Regulators Concerned About Risks in $75 Trillion Shadow Banking Sector

By | March 26, 2015

Authorities are nowhere near to fully understanding “shadow banking” as the $75 trillion sector morphs and grows under the influence of new technology and regulation, a top markets supervisor said on Wednesday.

Shadow banking refers to the supply of credit outside traditional banks, such as from private equity investors, money market funds, insurers, repurchase agreements and securities lending.

The group of 20 economies (G20) agreed during the 2007-09 financial crisis that the opaque sector should be better supervised, fearing that as traditional banks become more regulated, risky lending activities would migrate there. But progress has been slow.

“After 10 years of being a hot topic there isn’t a consensus yet,” Ashley Alder, chief executive of Hong Kong’s Securities and Futures Commission, told a CityWeek conference in London.
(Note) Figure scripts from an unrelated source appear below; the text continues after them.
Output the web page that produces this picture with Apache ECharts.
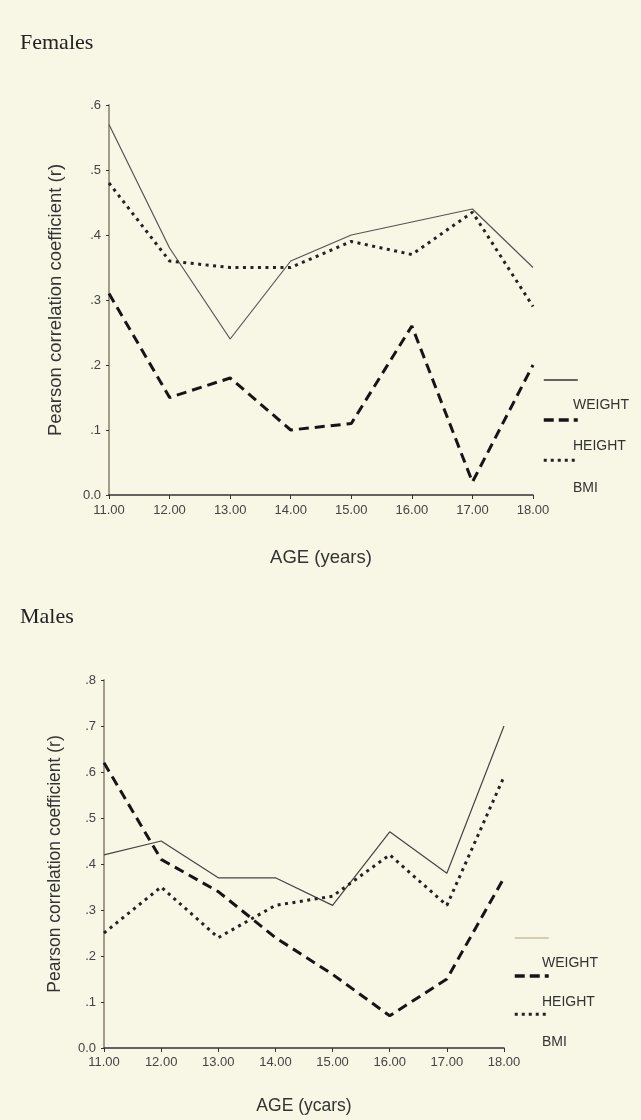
<!DOCTYPE html>
<html>
<head>
<meta charset="utf-8">
<script src="https://cdn.jsdelivr.net/npm/echarts@6/dist/echarts.min.js"></script>
<style>
html,body{margin:0;padding:0;background:#f8f6e4;}
#f{position:absolute;left:0;top:0;width:641px;height:590px;}
#m{position:absolute;left:0;top:590px;width:641px;height:530px;}
</style>
</head>
<body>
<div id="f"></div>
<div id="m"></div>
<script>
// ---- data ----
const ages = ['11.00','12.00','13.00','14.00','15.00','16.00','17.00','18.00'];
const seriesNames = ['WEIGHT','HEIGHT','BMI'];
const femaleWeight = [0.57,0.38,0.24,0.36,0.40,0.42,0.44,0.35];
const femaleHeight = [0.31,0.15,0.18,0.10,0.11,0.26,0.02,0.20];
const femaleBMI    = [0.48,0.36,0.35,0.35,0.39,0.37,0.435,0.29];
const maleWeight = [0.42,0.45,0.37,0.37,0.31,0.47,0.38,0.70];
const maleHeight = [0.62,0.41,0.34,0.24,0.16,0.07,0.15,0.37];
const maleBMI    = [0.25,0.35,0.24,0.31,0.33,0.42,0.31,0.59];
const femaleTitle = 'Females';
const maleTitle = 'Males';
const yName = 'Pearson correlation coefficient (r)';
const xNameF = 'AGE (years)';
const xNameM = 'AGE (ycars)';

function yFmt(v){ return v === 0 ? '0.0' : '.' + Math.round(v*10); }

function build(cfg){
  const styles = [
    {type:'solid', width:1.2, color:cfg.solidColor},
    {type:[10,6], width:3, color:'#151515'},
    {type:[3,4.5], width:3, color:'#222'}
  ];
  const legStyles = [
    {type:'solid', width:1.3, color:cfg.legSolid},
    {type:[10,5], width:3.5, color:'#151515'},
    {type:[3,4], width:3, color:'#222'}
  ];
  const data = [cfg.w, cfg.h, cfg.b];
  return {
    backgroundColor:'#f8f6e4',
    animation:false,
    title:{text:cfg.title,left:15,top:cfg.titleTop,
      textStyle:{fontFamily:'Liberation Serif',fontSize:22,fontWeight:'normal',color:'#222'}},
    grid:{left:cfg.left,top:cfg.top,width:cfg.width,height:cfg.height,containLabel:false},
    legend:[
      {orient:'vertical',left:cfg.legLeft,top:cfg.legTop,itemWidth:34,itemHeight:14,
        itemGap:cfg.legGap,selectedMode:false,
        itemStyle:{opacity:0},
        formatter:function(){return '';},
        textStyle:{fontSize:8},
        data:seriesNames.map((n,i)=>({name:n,lineStyle:legStyles[i]}))},
      {orient:'vertical',left:cfg.labLeft,top:cfg.labTop,itemWidth:1,itemHeight:14,
        itemGap:cfg.legGap,selectedMode:false,icon:'rect',
        itemStyle:{opacity:0},
        textStyle:{fontFamily:'Liberation Sans',fontSize:14,color:'#333'},
        data:seriesNames.slice()}
    ],
    xAxis:{type:'category',data:ages,boundaryGap:false,
      name:cfg.xName,nameLocation:'middle',nameGap:cfg.xNameGap,
      nameTextStyle:{fontFamily:'Liberation Sans',fontSize:cfg.nameSize,color:'#333'},
      axisLine:{lineStyle:{color:'#333',width:1.5}},
      axisTick:{alignWithLabel:true,length:4,lineStyle:{color:'#333'}},
      axisLabel:{margin:cfg.xLabMargin,fontFamily:'Liberation Sans',fontSize:13,color:'#444'}},
    yAxis:{type:'value',min:0,max:cfg.ymax,interval:0.1,
      name:yName,nameLocation:'middle',nameGap:cfg.yNameGap,
      nameTextStyle:{fontFamily:'Liberation Sans',fontSize:cfg.nameSize,color:'#333'},
      axisLine:{show:true,lineStyle:{color:'#a39c8a',width:2}},
      axisTick:{show:true,length:3,lineStyle:{color:'#333'}},
      splitLine:{show:false},
      axisLabel:{margin:8,fontFamily:'Liberation Sans',fontSize:13,color:'#444',formatter:yFmt}},
    series:seriesNames.map((n,i)=>({name:n,type:'line',data:data[i],symbol:'none',
      itemStyle:{color:styles[i].color},lineStyle:styles[i]}))
  };
}

const fc = echarts.init(document.getElementById('f'));
fc.setOption(build({title:femaleTitle,titleTop:27,left:109,top:105,width:424,height:390,ymax:0.6,
  w:femaleWeight,h:femaleHeight,b:femaleBMI,solidColor:'#555',legSolid:'#333',
  legLeft:537,legTop:368,labLeft:562,labTop:393,legGap:27.5,
  xName:xNameF,xNameGap:53,nameSize:18.5,yNameGap:44,xLabMargin:9}));

const mc = echarts.init(document.getElementById('m'));
mc.setOption(build({title:maleTitle,titleTop:11,left:104,top:90,width:400,height:368.5,ymax:0.8,
  w:maleWeight,h:maleHeight,b:maleBMI,solidColor:'#444',legSolid:'#c8bfa5',
  legLeft:508,legTop:336,labLeft:531,labTop:361,legGap:25.5,
  xName:xNameM,xNameGap:49,nameSize:17.5,yNameGap:40,xLabMargin:8}));
</script>
</body>
</html>
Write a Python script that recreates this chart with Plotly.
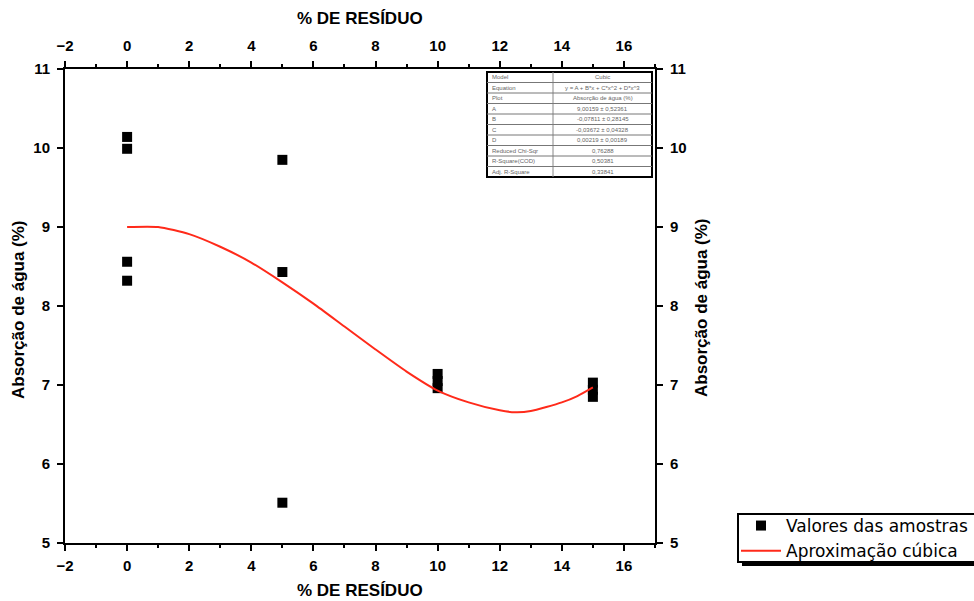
import plotly.graph_objects as go

# ---------------- data ----------------
sample_x = [0, 0, 0, 0, 5, 5, 5, 10, 10, 10, 15, 15, 15]
sample_y = [10.14, 9.99, 8.56, 8.32, 9.85, 8.43, 5.51, 7.14, 7.05, 6.96, 7.03, 6.94, 6.85]

fit_x = [0, 1, 2, 3, 4, 5, 6, 7, 8, 9, 10, 11, 12, 12.5, 13, 14, 14.5, 15]
fit_y = [9.0, 9.0, 8.91, 8.75, 8.55, 8.30, 8.03, 7.74, 7.45, 7.17, 6.93, 6.78, 6.68, 6.655, 6.67, 6.78, 6.86, 6.97]

x_ticks = [-2, 0, 2, 4, 6, 8, 10, 12, 14, 16]
y_ticks = [5, 6, 7, 8, 9, 10, 11]

table_left = ["Model", "Equation", "Plot", "A", "B", "C", "D",
              "Reduced Chi-Sqr", "R-Square(COD)", "Adj. R-Square"]
table_right = ["Cubic", "y = A + B*x + C*x^2 + D*x^3", "Absorção de água (%)",
               "9,00159 ± 0,52361", "-0,07811 ± 0,28145", "-0,03672 ± 0,04328",
               "0,00219 ± 0,00189", "0,76288", "0,50381", "0,33841"]

legend_names = ["Valores das amostras", "Aproximação cúbica"]
axis_x_title = "% DE RESÍDUO"
axis_y_title = "Absorção de água (%)"

# ---------------- layout helpers ----------------
W, H = 974, 601
L, R, T, B = 65, 655, 69, 543


def px(xp):
    return (xp - L) / (R - L)


def py(yp):
    return (B - yp) / (B - T)


FONT = "Liberation Sans, Arial, sans-serif"

fig = go.Figure()
fig.add_trace(go.Scatter(
    x=sample_x, y=sample_y, mode="markers", name=legend_names[0],
    marker=dict(symbol="square", size=10, color="black"),
))
fig.add_trace(go.Scatter(
    x=fit_x, y=fit_y, mode="lines", name=legend_names[1],
    line=dict(color="#ff2a1a", width=2, shape="spline", smoothing=0.6),
))
# empty trace so the top / right axes exist
fig.add_trace(go.Scatter(x=[], y=[], xaxis="x2", yaxis="y2", showlegend=False,
                         hoverinfo="skip"))

tickfont = dict(family=FONT, size=15, color="black", weight="bold")
common = dict(showline=True, linecolor="black", linewidth=2, ticks="outside",
              ticklen=6, tickwidth=2, tickcolor="black", showgrid=False,
              zeroline=False, tickfont=tickfont, automargin=False,
              minor=dict(dtick=1, ticks="outside", ticklen=3, tickwidth=2,
                         tickcolor="black"))

fig.update_layout(
    width=W, height=H,
    margin=dict(l=L, r=W - R, t=T, b=H - B, autoexpand=False),
    paper_bgcolor="white", plot_bgcolor="white",
    xaxis=dict(range=[-2, 17], tickvals=x_ticks, ticklabelstandoff=2, **common),
    xaxis2=dict(range=[-2, 17], tickvals=x_ticks, overlaying="x", side="top",
                anchor="y", ticklabelstandoff=4, **common),
    yaxis=dict(range=[5, 11], tickvals=y_ticks, ticklabelstandoff=4, **common),
    yaxis2=dict(range=[5, 11], tickvals=y_ticks, overlaying="y", side="right",
                anchor="x", ticklabelstandoff=4, **common),
    legend=dict(x=px(736), y=py(508), xanchor="left", yanchor="top",
                bgcolor="rgba(0,0,0,0)", borderwidth=0,
                font=dict(family="DejaVu Sans, sans-serif", size=17, color="black"),
                itemwidth=40, tracegroupgap=0),
    showlegend=True,
)

shapes = []
# legend box with shadow
shapes.append(dict(type="rect", xref="paper", yref="paper",
                   x0=px(742), x1=px(995), y0=py(566), y1=py(518),
                   fillcolor="black", line=dict(width=0)))
shapes.append(dict(type="rect", xref="paper", yref="paper",
                   x0=px(738), x1=px(990), y0=py(562), y1=py(514),
                   fillcolor="white", line=dict(color="black", width=2)))

# fit results table
tx0, tx1, tmid = 487, 652, 553
ty0, ty1 = 72, 177
n = len(table_left)
rh = (ty1 - ty0) / n
shapes.append(dict(type="rect", xref="paper", yref="paper",
                   x0=px(tx0), x1=px(tx1), y0=py(ty1), y1=py(ty0),
                   fillcolor="white", line=dict(color="black", width=2)))
shapes.append(dict(type="line", xref="paper", yref="paper",
                   x0=px(tmid), x1=px(tmid), y0=py(ty1), y1=py(ty0),
                   line=dict(color="#888888", width=1)))
for i in range(1, n):
    yy = ty0 + i * rh
    shapes.append(dict(type="line", xref="paper", yref="paper",
                       x0=px(tx0), x1=px(tx1), y0=py(yy), y1=py(yy),
                       line=dict(color="#777777", width=1)))
fig.update_layout(shapes=shapes)

ann = []
for i in range(n):
    yc = ty0 + (i + 0.5) * rh
    ann.append(dict(text=table_left[i], xref="paper", yref="paper",
                    x=px(tx0 + 3), y=py(yc), xanchor="left", yanchor="middle",
                    showarrow=False, font=dict(family=FONT, size=6, color="#666666")))
    ann.append(dict(text=table_right[i], xref="paper", yref="paper",
                    x=px((tmid + tx1) / 2), y=py(yc), xanchor="center",
                    yanchor="middle", showarrow=False,
                    font=dict(family=FONT, size=6, color="#666666")))

title_font = dict(family=FONT, size=17, color="black", weight="bold")
ann.append(dict(text=axis_x_title, xref="paper", yref="paper", x=px(360), y=py(590),
                xanchor="center", yanchor="middle", showarrow=False, font=title_font))
ann.append(dict(text=axis_x_title, xref="paper", yref="paper", x=px(360), y=py(18),
                xanchor="center", yanchor="middle", showarrow=False, font=title_font))
ann.append(dict(text=axis_y_title, xref="paper", yref="paper", x=px(18), y=py(310),
                xanchor="center", yanchor="middle", showarrow=False, textangle=-90,
                font=title_font))
ann.append(dict(text=axis_y_title, xref="paper", yref="paper", x=px(701), y=py(308),
                xanchor="center", yanchor="middle", showarrow=False, textangle=-90,
                font=title_font))
fig.update_layout(annotations=ann)

fig.write_html("out.html")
“Is it banking or is it part of market-based finance? What are we going to do about it? We are nowhere near the finishing line,” he said.

So far, regulators have limited themselves to tighter supervision of the sector and rules which make it more expensive for hedge funds and insurance companies to raise funds from loaning shares from the end of 2017.

But shadow banking continues to grow, as credit from traditional banks has shrunk in the face of tougher rules on lending quality and capital requirements. The sector reached $75 trillion in 2013, up $5 trillion on the year before, according to G20 figures.

Part of the problem is that today’s shadow banking sector is not the same as it was back during the crisis, Alder said.

New players such as asset managers have become lenders, as they hunt for yield in a low interest rate environment.

Advances in technology – which mean there are far more ways of linking credit with borrowers, such as the use of mobile phones in Africa – have also created a new set of financial actors in what Alder dubs “modern” shadow banking.

He cited other developments such as Chinese e-commerce giant Alibaba teaming up with Lending Club to offer peer-to-peer lending for U.S. customers.

The sector is also filling the credit void left by banks, particularly in financing small companies, thereby fitting in with the G20’s emphasis on economic growth, Alder said, meaning regulators are wary of introducing a slew of new rules in case they choke off funding.

There was disagreement among regulators over what should be done, Alder said. “We need to properly identify what we are talking about. What do we do about big asset managers who have invested in credit markets?” he added.